*SHORT TASK*:
The line holding "import seaborn as sns" is the last one to output; start at the first line of the data, keep every line in between exactly, and leave out pictures.

(Source code of charts)
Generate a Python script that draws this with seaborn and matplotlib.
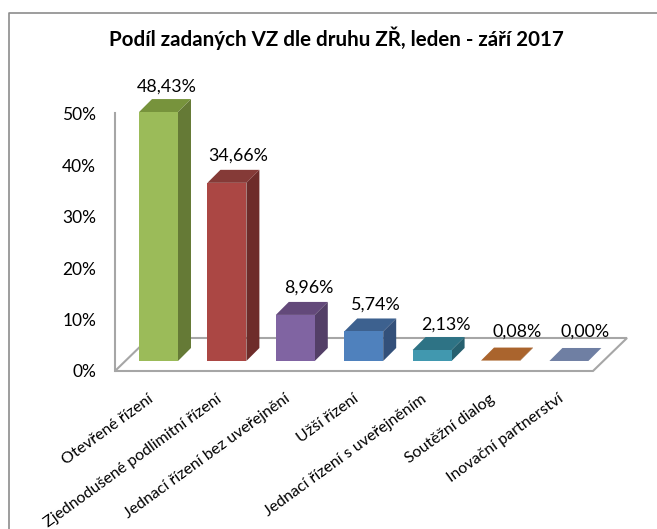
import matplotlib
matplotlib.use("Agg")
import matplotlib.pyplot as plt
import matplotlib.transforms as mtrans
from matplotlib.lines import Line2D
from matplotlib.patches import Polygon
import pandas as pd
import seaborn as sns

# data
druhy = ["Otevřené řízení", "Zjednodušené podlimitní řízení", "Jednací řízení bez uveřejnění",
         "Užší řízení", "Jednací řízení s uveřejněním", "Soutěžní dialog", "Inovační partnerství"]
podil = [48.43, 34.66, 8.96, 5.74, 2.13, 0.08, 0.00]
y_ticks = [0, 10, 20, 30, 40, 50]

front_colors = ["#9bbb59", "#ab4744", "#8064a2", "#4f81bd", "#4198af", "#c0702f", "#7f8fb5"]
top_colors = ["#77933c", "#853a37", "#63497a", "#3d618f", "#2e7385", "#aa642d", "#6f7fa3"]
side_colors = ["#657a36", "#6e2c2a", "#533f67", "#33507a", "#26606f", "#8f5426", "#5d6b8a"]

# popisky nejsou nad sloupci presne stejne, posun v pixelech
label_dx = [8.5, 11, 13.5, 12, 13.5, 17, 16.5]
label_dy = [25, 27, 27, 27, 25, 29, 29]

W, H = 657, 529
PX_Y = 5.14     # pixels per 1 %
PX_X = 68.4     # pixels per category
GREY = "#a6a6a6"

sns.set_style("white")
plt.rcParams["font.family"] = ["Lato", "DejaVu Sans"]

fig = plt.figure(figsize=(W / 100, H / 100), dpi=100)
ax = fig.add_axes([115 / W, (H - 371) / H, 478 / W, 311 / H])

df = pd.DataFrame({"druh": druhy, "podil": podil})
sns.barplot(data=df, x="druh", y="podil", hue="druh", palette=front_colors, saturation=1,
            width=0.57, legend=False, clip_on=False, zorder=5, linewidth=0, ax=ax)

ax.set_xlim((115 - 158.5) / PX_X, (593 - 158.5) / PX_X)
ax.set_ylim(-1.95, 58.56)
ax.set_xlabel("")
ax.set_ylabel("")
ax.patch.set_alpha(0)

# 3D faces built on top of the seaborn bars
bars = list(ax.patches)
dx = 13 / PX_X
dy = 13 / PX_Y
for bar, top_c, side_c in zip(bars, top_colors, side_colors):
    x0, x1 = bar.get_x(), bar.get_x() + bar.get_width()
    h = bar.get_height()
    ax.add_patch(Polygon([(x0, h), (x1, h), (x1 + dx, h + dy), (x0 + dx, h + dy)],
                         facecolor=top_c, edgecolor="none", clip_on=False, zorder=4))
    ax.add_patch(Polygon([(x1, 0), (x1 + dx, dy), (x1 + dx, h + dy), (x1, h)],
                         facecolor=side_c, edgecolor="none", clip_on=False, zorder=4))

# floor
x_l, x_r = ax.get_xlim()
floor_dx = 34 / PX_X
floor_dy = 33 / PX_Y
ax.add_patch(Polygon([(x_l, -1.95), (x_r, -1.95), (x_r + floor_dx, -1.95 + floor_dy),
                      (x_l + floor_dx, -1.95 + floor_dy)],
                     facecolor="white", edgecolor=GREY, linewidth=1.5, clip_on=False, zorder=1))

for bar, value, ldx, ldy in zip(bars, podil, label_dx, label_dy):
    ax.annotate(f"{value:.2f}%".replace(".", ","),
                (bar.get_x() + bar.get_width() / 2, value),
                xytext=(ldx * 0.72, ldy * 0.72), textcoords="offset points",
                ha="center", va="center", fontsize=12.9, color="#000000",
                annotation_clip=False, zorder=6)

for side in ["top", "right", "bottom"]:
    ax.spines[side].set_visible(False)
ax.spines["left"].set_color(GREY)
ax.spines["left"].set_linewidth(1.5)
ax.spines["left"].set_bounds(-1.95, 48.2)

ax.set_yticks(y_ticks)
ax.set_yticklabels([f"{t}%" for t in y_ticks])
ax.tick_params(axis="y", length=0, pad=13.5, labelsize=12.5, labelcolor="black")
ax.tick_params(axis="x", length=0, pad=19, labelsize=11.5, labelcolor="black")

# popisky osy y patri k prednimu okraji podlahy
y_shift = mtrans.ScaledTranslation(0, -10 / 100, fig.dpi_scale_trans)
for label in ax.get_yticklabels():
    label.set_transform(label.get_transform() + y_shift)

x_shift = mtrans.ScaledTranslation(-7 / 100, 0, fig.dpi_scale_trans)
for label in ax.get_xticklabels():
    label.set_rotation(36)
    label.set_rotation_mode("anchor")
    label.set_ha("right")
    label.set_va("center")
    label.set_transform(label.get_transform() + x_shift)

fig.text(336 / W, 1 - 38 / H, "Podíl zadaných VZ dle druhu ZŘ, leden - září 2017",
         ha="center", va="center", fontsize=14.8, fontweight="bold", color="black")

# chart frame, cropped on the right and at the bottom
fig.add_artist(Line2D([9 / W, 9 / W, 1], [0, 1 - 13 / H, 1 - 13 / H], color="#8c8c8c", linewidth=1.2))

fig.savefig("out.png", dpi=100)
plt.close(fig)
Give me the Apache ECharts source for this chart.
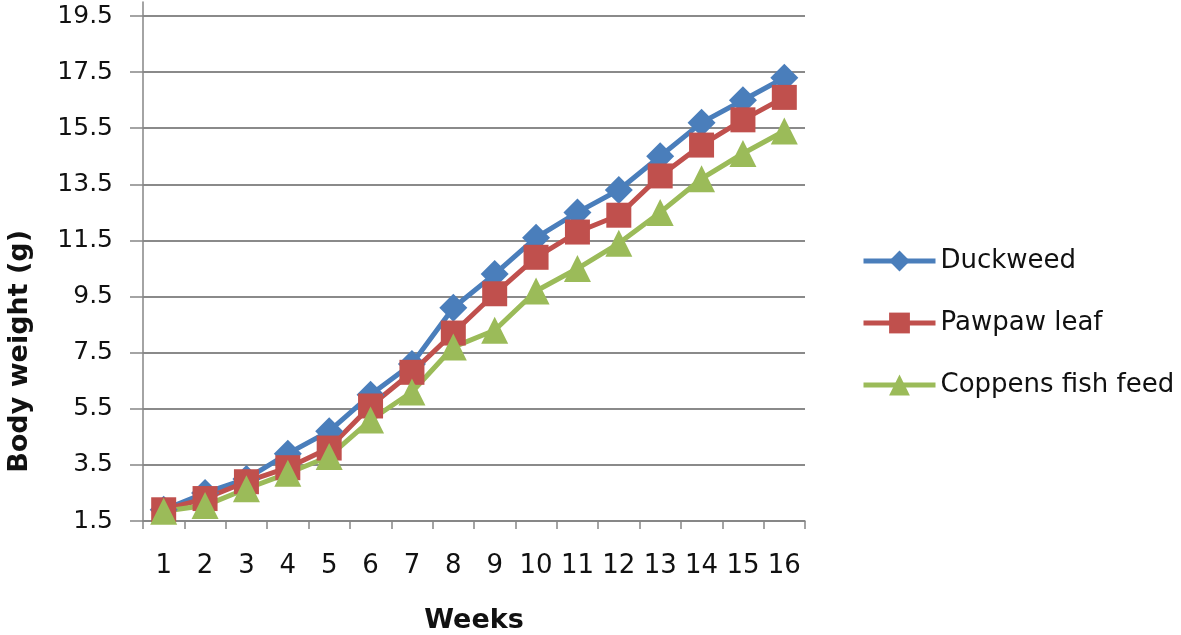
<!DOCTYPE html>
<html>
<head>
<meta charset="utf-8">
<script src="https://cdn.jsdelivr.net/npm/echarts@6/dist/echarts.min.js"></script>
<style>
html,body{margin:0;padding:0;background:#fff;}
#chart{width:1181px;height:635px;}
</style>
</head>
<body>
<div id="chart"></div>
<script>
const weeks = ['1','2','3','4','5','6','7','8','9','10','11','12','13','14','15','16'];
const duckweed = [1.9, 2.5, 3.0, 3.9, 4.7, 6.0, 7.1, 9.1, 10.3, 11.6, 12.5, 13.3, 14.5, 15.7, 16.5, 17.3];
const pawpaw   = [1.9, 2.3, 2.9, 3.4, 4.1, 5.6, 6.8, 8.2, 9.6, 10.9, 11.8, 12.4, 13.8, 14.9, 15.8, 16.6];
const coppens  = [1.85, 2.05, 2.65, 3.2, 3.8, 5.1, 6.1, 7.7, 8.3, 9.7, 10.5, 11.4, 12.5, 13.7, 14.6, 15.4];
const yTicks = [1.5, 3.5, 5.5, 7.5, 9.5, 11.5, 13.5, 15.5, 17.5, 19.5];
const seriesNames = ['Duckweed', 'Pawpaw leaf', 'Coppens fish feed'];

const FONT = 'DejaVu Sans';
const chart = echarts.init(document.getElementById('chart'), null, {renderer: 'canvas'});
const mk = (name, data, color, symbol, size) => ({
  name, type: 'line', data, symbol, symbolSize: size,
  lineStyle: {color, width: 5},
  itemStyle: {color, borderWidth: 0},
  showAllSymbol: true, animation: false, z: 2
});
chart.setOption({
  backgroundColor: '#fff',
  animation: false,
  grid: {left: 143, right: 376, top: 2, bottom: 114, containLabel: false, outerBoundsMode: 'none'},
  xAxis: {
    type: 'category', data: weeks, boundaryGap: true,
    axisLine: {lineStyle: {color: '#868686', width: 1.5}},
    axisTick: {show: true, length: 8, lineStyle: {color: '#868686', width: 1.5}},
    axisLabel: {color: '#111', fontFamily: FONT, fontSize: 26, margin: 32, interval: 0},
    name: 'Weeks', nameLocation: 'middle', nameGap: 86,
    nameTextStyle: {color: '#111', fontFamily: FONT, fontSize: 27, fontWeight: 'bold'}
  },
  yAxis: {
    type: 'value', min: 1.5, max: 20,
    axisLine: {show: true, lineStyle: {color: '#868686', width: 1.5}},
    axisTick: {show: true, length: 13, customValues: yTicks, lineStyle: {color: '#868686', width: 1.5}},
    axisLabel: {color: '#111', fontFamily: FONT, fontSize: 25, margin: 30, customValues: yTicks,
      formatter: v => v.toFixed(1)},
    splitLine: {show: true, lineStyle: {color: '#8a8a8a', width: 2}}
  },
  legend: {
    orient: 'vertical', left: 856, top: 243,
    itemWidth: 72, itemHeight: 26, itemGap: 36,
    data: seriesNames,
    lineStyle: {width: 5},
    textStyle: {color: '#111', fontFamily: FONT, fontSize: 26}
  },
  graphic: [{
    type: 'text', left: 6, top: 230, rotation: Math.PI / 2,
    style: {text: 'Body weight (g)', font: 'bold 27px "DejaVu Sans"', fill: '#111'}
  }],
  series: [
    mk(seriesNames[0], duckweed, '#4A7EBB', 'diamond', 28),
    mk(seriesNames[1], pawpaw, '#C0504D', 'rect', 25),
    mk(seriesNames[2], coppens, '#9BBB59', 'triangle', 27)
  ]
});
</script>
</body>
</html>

*EXERCISE ANSWER*:
Generate a Python script that draws this with seaborn and matplotlib.
import matplotlib
matplotlib.use("Agg")
import matplotlib.pyplot as plt
import matplotlib.transforms as mtrans
from matplotlib.lines import Line2D
from matplotlib.patches import Polygon
import pandas as pd
import seaborn as sns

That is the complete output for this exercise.